L2/00-262

Draft Unicode Technical Report #xx

Handling Surrogates

Revision

1

Authors

Andrew Hodgson (lyricom@magma.ca)

Date

This Version

http://www.unicode.org/unicode/reports/tr22/tr22-2

Previous Version

http://www.unicode.org/unicode/reports/tr22/tr22-1

Latest Version

http://www.unicode.org/unicode/reports/tr22/

Summary

This document describes the surrogates area of the Unicode standard and provides guidelines for the proper support of these characters.

Status

This document contains material which has been considered and approved by the Unicode Technical Committee for publication as a Proposed Draft Technical Report. At the current time, the specifications in this technical report are provided as information and guidance to implementers of the Unicode Standard, but do not form part of the standard itself. The Unicode Technical Committee may decide to incorporate all or part of the material of this technical report into a future version of the Unicode Standard, either as informative material or as normative specification. Please mail corrigenda and other comments to the author.

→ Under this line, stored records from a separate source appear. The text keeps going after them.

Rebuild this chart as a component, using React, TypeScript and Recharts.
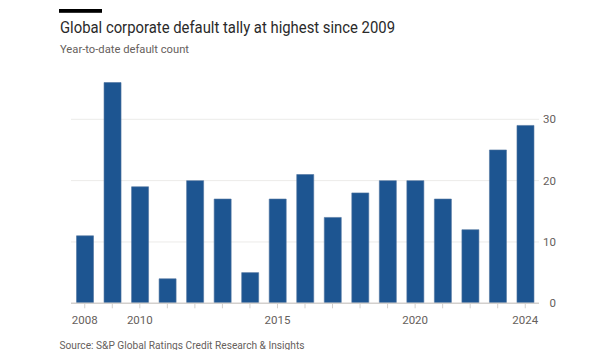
import React from 'react';
import { BarChart, Bar, XAxis, YAxis, CartesianGrid } from 'recharts';

const years = ['2008','2009','2010','2011','2012','2013','2014','2015','2016','2017','2018','2019','2020','2021','2022','2023','2024'];
const defaults = [11, 36, 19, 4, 20, 17, 5, 17, 21, 14, 18, 20, 20, 17, 12, 25, 29];
const yTicks = [0, 10, 20, 30];
const gridValues = [10, 20, 30];
const labeledYears = ['2008', '2010', '2015', '2020', '2024'];

const data = years.map((y, i) => ({ year: y, value: defaults[i] }));

const FONT = 'Roboto, "Noto Sans", sans-serif';
const GRAY = '#66605c';

const YTick = (props: any) => {
  const { x, y, payload } = props;
  return (
    <text x={x + 13} y={y} dy="0.355em" textAnchor="end" fontSize={11.5} fill={GRAY} fontFamily={FONT}>
      {payload.value}
    </text>
  );
};

export default function App() {
  return (
    <div style={{ position: 'absolute', left: 0, top: 0, width: 602, height: 350, background: '#fff', overflow: 'hidden' }}>
      <BarChart width={602} height={350} data={data} margin={{ top: 82.5, right: 23, bottom: 16.7, left: 71 }} barCategoryGap="20%">
        <CartesianGrid vertical={false} horizontalValues={gridValues} stroke="#ecebe9" strokeWidth={1} />
        <XAxis
          dataKey="year"
          interval={0}
          height={30}
          tickSize={5}
          tickMargin={8}
          axisLine={{ stroke: '#d3d0cd', strokeWidth: 1.5 }}
          tickLine={{ stroke: '#d3d0cd' }}
          tick={{ fontSize: 11.5, fill: GRAY, fontFamily: FONT }}
          tickFormatter={(v: string) => (labeledYears.includes(v) ? v : '')}
        />
        <YAxis
          orientation="right"
          width={40}
          domain={[0, 36]}
          ticks={yTicks}
          axisLine={false}
          tickLine={false}
          tickSize={0}
          tickMargin={4}
          tick={<YTick />}
        />
        <Bar dataKey="value" fill="#1d5591" stroke="#4f73a0" strokeWidth={0.6} isAnimationActive={false} />
      </BarChart>
      <svg width={602} height={350} style={{ position: 'absolute', left: 0, top: 0, pointerEvents: 'none' }}>
        <rect x={59} y={9} width={43} height={3.8} fill="#000" />
        <text x={60} y={33} fontSize={16} fill="#2a2a2a" fontFamily={FONT} textLength={335} lengthAdjust="spacingAndGlyphs">
          Global corporate default tally at highest since 2009
        </text>
        <text x={60} y={52.5} fontSize={11} fill={GRAY} fontFamily={FONT} textLength={129} lengthAdjust="spacingAndGlyphs">
          Year-to-date default count
        </text>
        <text x={59.5} y={348.5} fontSize={11} fill={GRAY} fontFamily={FONT} textLength={245} lengthAdjust="spacingAndGlyphs">
          Source: S&amp;P Global Ratings Credit Research &amp; Insights
        </text>
      </svg>
    </div>
  );
}
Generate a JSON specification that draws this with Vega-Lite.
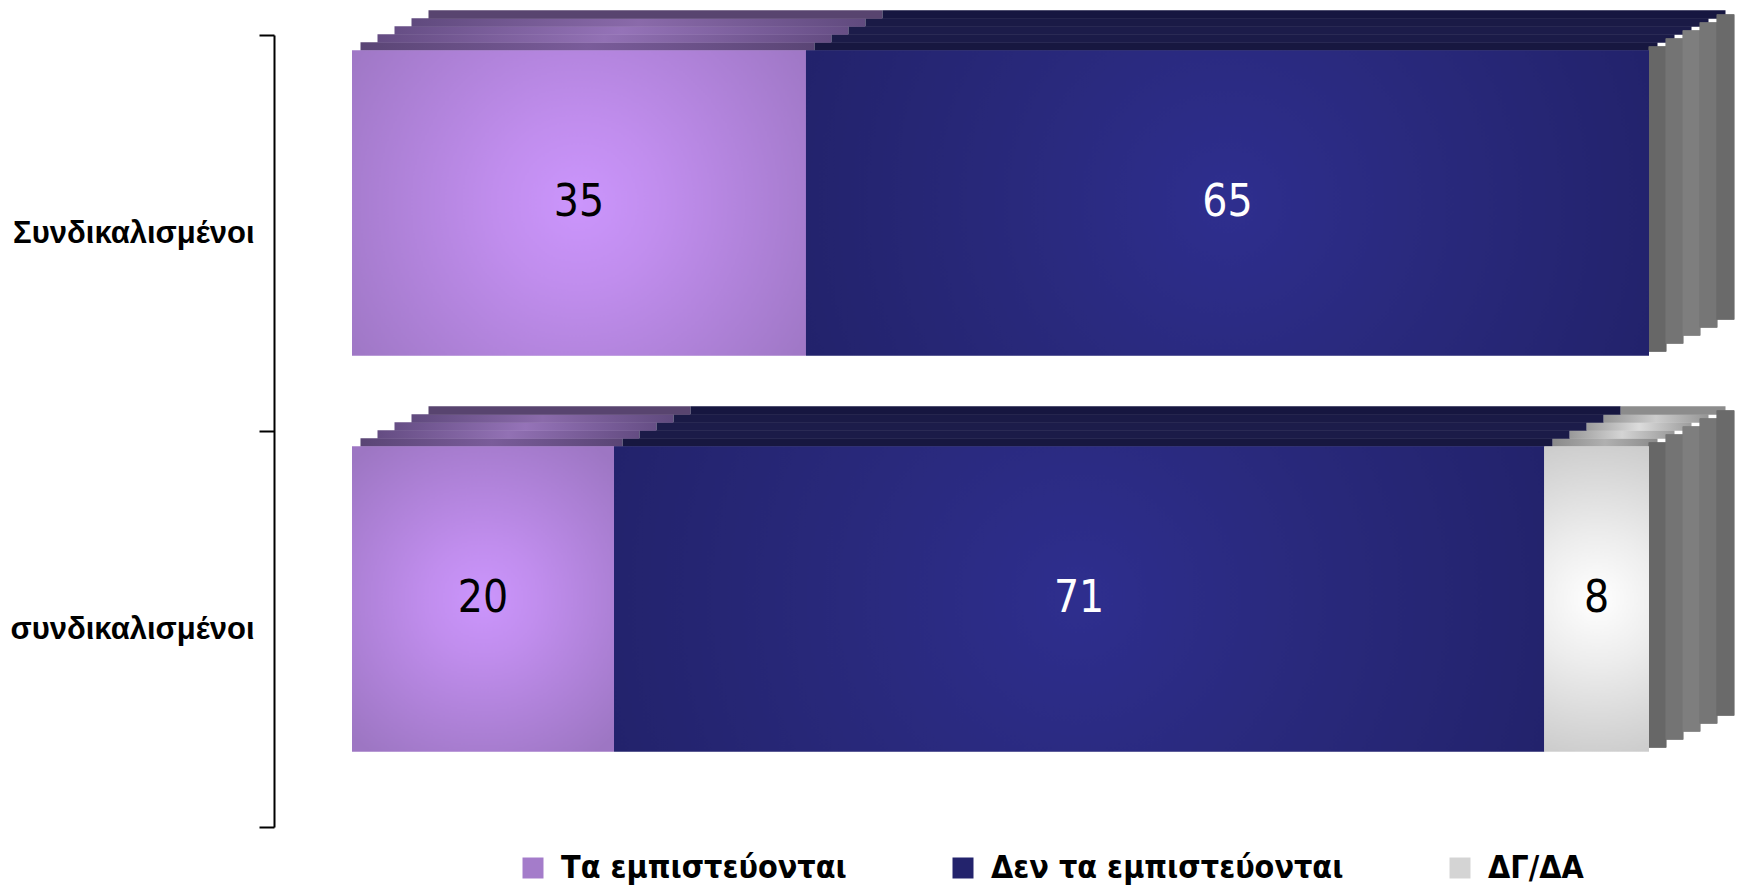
{
  "$schema": "https://vega.github.io/schema/vega-lite/v6.json",
  "width": 1297,
  "height": 792,
  "autosize": {"type": "none"},
  "padding": {"left": 352, "top": 35, "right": 90, "bottom": 61},
  "background": "white",
  "config": {"view": {"stroke": null}, "axis": {"grid": false}},
  "data": {
    "values": [
      {"group": "Συνδικαλισμένοι", "cat": "Τα εμπιστεύονται", "ord": 1, "val": 35},
      {"group": "Συνδικαλισμένοι", "cat": "Δεν τα εμπιστεύονται", "ord": 2, "val": 65},
      {"group": "Συνδικαλισμένοι", "cat": "ΔΓ/ΔΑ", "ord": 3, "val": 0},
      {"group": "συνδικαλισμένοι", "cat": "Τα εμπιστεύονται", "ord": 1, "val": 20},
      {"group": "συνδικαλισμένοι", "cat": "Δεν τα εμπιστεύονται", "ord": 2, "val": 71},
      {"group": "συνδικαλισμένοι", "cat": "ΔΓ/ΔΑ", "ord": 3, "val": 8}
    ]
  },
  "encoding": {
    "y": {
      "field": "group", "type": "nominal",
      "sort": ["Συνδικαλισμένοι", "συνδικαλισμένοι"],
      "scale": {"paddingInner": 0, "paddingOuter": 0},
      "axis": {
        "title": null, "offset": 78, "tickBand": "extent", "tickSize": 15, "tickWidth": 2,
        "tickColor": "black", "domainColor": "black", "domainWidth": 2,
        "labelFont": "Liberation Sans", "labelFontSize": 31, "labelFontWeight": "bold",
        "labelColor": "black", "labelPadding": 5, "labelLimit": 400
      }
    },
    "x": {"field": "val", "type": "quantitative", "stack": "normalize", "axis": null, "scale": {"domain": [0, 1], "nice": false}},
    "order": {"field": "ord"},
    "detail": {"field": "cat"}
  },
  "layer": [
    {
      "mark": {"type": "bar", "size": 8.5, "xOffset": 8.5, "yOffset": -186.5},
      "encoding": {"fill": {"condition": [
        {"test": "datum.cat === 'Τα εμπιστεύονται'", "value": {"gradient": "linear", "x1": 0, "y1": 0, "x2": 1, "y2": 0, "stops": [{"offset": 0, "color": "#5a4575"}, {"offset": 0.5, "color": "#7a5c9a"}, {"offset": 1, "color": "#5a4575"}]}},
        {"test": "datum.cat === 'Δεν τα εμπιστεύονται'", "value": "#171740"}],
        "value": {"gradient": "linear", "x1": 0, "y1": 0, "x2": 1, "y2": 0, "stops": [{"offset": 0, "color": "#8a8a8a"}, {"offset": 0.5, "color": "#b0b0b0"}, {"offset": 1, "color": "#8a8a8a"}]}}}
    },
    {
      "mark": {"type": "bar", "size": 8.5, "xOffset": 25.5, "yOffset": -194.5},
      "encoding": {"fill": {"condition": [
        {"test": "datum.cat === 'Τα εμπιστεύονται'", "value": {"gradient": "linear", "x1": 0, "y1": 0, "x2": 1, "y2": 0, "stops": [{"offset": 0, "color": "#644c82"}, {"offset": 0.5, "color": "#9271b4"}, {"offset": 1, "color": "#644c82"}]}},
        {"test": "datum.cat === 'Δεν τα εμπιστεύονται'", "value": "#1b1b48"}],
        "value": {"gradient": "linear", "x1": 0, "y1": 0, "x2": 1, "y2": 0, "stops": [{"offset": 0, "color": "#999999"}, {"offset": 0.5, "color": "#d4d4d4"}, {"offset": 1, "color": "#999999"}]}}}
    },
    {
      "mark": {"type": "bar", "size": 8.5, "xOffset": 42.5, "yOffset": -202.5},
      "encoding": {"fill": {"condition": [
        {"test": "datum.cat === 'Τα εμπιστεύονται'", "value": {"gradient": "linear", "x1": 0, "y1": 0, "x2": 1, "y2": 0, "stops": [{"offset": 0, "color": "#664e85"}, {"offset": 0.5, "color": "#9573b8"}, {"offset": 1, "color": "#664e85"}]}},
        {"test": "datum.cat === 'Δεν τα εμπιστεύονται'", "value": "#1c1c4a"}],
        "value": {"gradient": "linear", "x1": 0, "y1": 0, "x2": 1, "y2": 0, "stops": [{"offset": 0, "color": "#9c9c9c"}, {"offset": 0.5, "color": "#dcdcdc"}, {"offset": 1, "color": "#9c9c9c"}]}}}
    },
    {
      "mark": {"type": "bar", "size": 8.5, "xOffset": 59.5, "yOffset": -210.5},
      "encoding": {"fill": {"condition": [
        {"test": "datum.cat === 'Τα εμπιστεύονται'", "value": {"gradient": "linear", "x1": 0, "y1": 0, "x2": 1, "y2": 0, "stops": [{"offset": 0, "color": "#604a7e"}, {"offset": 0.5, "color": "#8a6aaa"}, {"offset": 1, "color": "#604a7e"}]}},
        {"test": "datum.cat === 'Δεν τα εμπιστεύονται'", "value": "#1a1a46"}],
        "value": {"gradient": "linear", "x1": 0, "y1": 0, "x2": 1, "y2": 0, "stops": [{"offset": 0, "color": "#959595"}, {"offset": 0.5, "color": "#cccccc"}, {"offset": 1, "color": "#959595"}]}}}
    },
    {
      "mark": {"type": "bar", "size": 8.5, "xOffset": 76.5, "yOffset": -218.5},
      "encoding": {"fill": {"condition": [
        {"test": "datum.cat === 'Τα εμπιστεύονται'", "value": "#58446f"},
        {"test": "datum.cat === 'Δεν τα εμπιστεύονται'", "value": "#161640"}],
        "value": "#8c8c8c"}}
    },
    {
      "mark": {"type": "tick", "thickness": 17.5, "size": 305, "xOffset": 8.5, "yOffset": -34, "opacity": 1, "color": "#676767"},
      "encoding": {"x": {"datum": 1, "type": "quantitative"}}
    },
    {
      "mark": {"type": "tick", "thickness": 17.5, "size": 305, "xOffset": 25.5, "yOffset": -42, "opacity": 1, "color": "#747474"},
      "encoding": {"x": {"datum": 1, "type": "quantitative"}}
    },
    {
      "mark": {"type": "tick", "thickness": 17.5, "size": 305, "xOffset": 42.5, "yOffset": -50, "opacity": 1, "color": "#7e7e7e"},
      "encoding": {"x": {"datum": 1, "type": "quantitative"}}
    },
    {
      "mark": {"type": "tick", "thickness": 17.5, "size": 305, "xOffset": 59.5, "yOffset": -58, "opacity": 1, "color": "#767676"},
      "encoding": {"x": {"datum": 1, "type": "quantitative"}}
    },
    {
      "mark": {"type": "tick", "thickness": 17.5, "size": 305, "xOffset": 76.5, "yOffset": -66, "opacity": 1, "color": "#6a6a6a"},
      "encoding": {"x": {"datum": 1, "type": "quantitative"}}
    },
    {
      "mark": {"type": "bar", "size": 305, "yOffset": -30},
      "encoding": {
        "color": {
          "field": "cat", "type": "nominal",
          "scale": {"domain": ["Τα εμπιστεύονται", "Δεν τα εμπιστεύονται", "ΔΓ/ΔΑ"], "range": ["#a47cca", "#23236c", "#d4d4d4"]},
          "legend": {
            "orient": "none", "legendX": 165, "legendY": 817, "direction": "horizontal", "columns": 3,
            "title": null, "symbolType": "square", "symbolSize": 441, "symbolStrokeWidth": 0, "symbolOpacity": 1,
            "labelFont": "'Liberation Sans Narrow', 'DejaVu Sans Condensed', 'Roboto Condensed', 'Arial Narrow', Roboto, sans-serif", "labelFontSize": 32, "labelFontWeight": "bold",
            "labelColor": "black", "labelOffset": 12, "columnPadding": 100, "labelLimit": 600, "padding": 0
          }
        }
      }
    },
    {
      "mark": {"type": "bar", "size": 305, "yOffset": -30},
      "encoding": {"fill": {"condition": [
        {"test": "datum.cat === 'Τα εμπιστεύονται'", "value": {"gradient": "radial", "x1": 0.5, "y1": 0.5, "r1": 0, "x2": 0.5, "y2": 0.5, "r2": 0.62, "stops": [{"offset": 0, "color": "#cb95fc"}, {"offset": 0.3, "color": "#c08ded"}, {"offset": 1, "color": "#9d76c3"}]}},
        {"test": "datum.cat === 'Δεν τα εμπιστεύονται'", "value": {"gradient": "radial", "x1": 0.5, "y1": 0.5, "r1": 0, "x2": 0.5, "y2": 0.5, "r2": 0.62, "stops": [{"offset": 0, "color": "#2e2e8e"}, {"offset": 0.4, "color": "#29297c"}, {"offset": 1, "color": "#202066"}]}}],
        "value": {"gradient": "radial", "x1": 0.5, "y1": 0.5, "r1": 0, "x2": 0.5, "y2": 0.5, "r2": 0.62, "stops": [{"offset": 0, "color": "#ffffff"}, {"offset": 0.35, "color": "#ececec"}, {"offset": 1, "color": "#c2c2c2"}]}}}
    },
    {
      "transform": [{"filter": "datum.val > 0"}],
      "mark": {"type": "text", "yOffset": -30, "fontSize": 44, "font": "'Liberation Sans Narrow', 'DejaVu Sans Condensed', 'Roboto Condensed', 'Arial Narrow', Roboto, sans-serif"},
      "encoding": {
        "x": {"field": "val", "type": "quantitative", "stack": "normalize", "bandPosition": 0.5},
        "text": {"field": "val", "type": "quantitative"},
        "color": {"condition": {"test": "datum.cat === 'Δεν τα εμπιστεύονται'", "value": "#ffffff"}, "value": "#000000"}
      }
    }
  ]
}
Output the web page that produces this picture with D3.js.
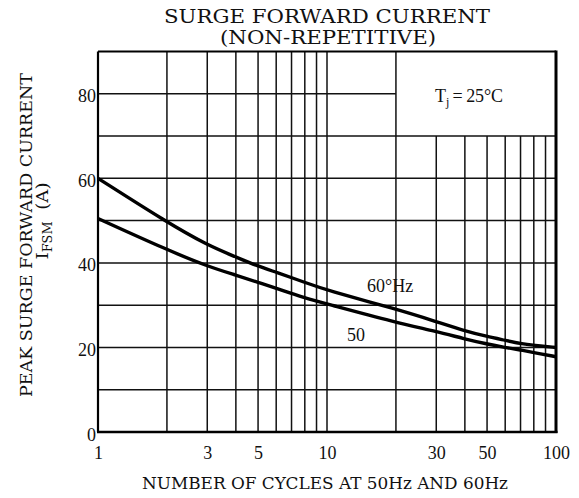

The content of all technical reports must be understood in the context of the appropriate version of the Unicode Standard. References in this technical report to sections of the Unicode Standard refer to the Unicode Standard, Version 3.0. See http://www.unicode.org/unicode/standard/versions for more information.

Contents


1 Introduction

1. The surrogates area of the Unicode standard has been defined since Unicode version 2.0, but up to and including Unicode 3.0 there have been no characters assigned to these code points. This has meant those developing Unicode-based products could ignore these code points, and the difficulties in dealing with them, entirely.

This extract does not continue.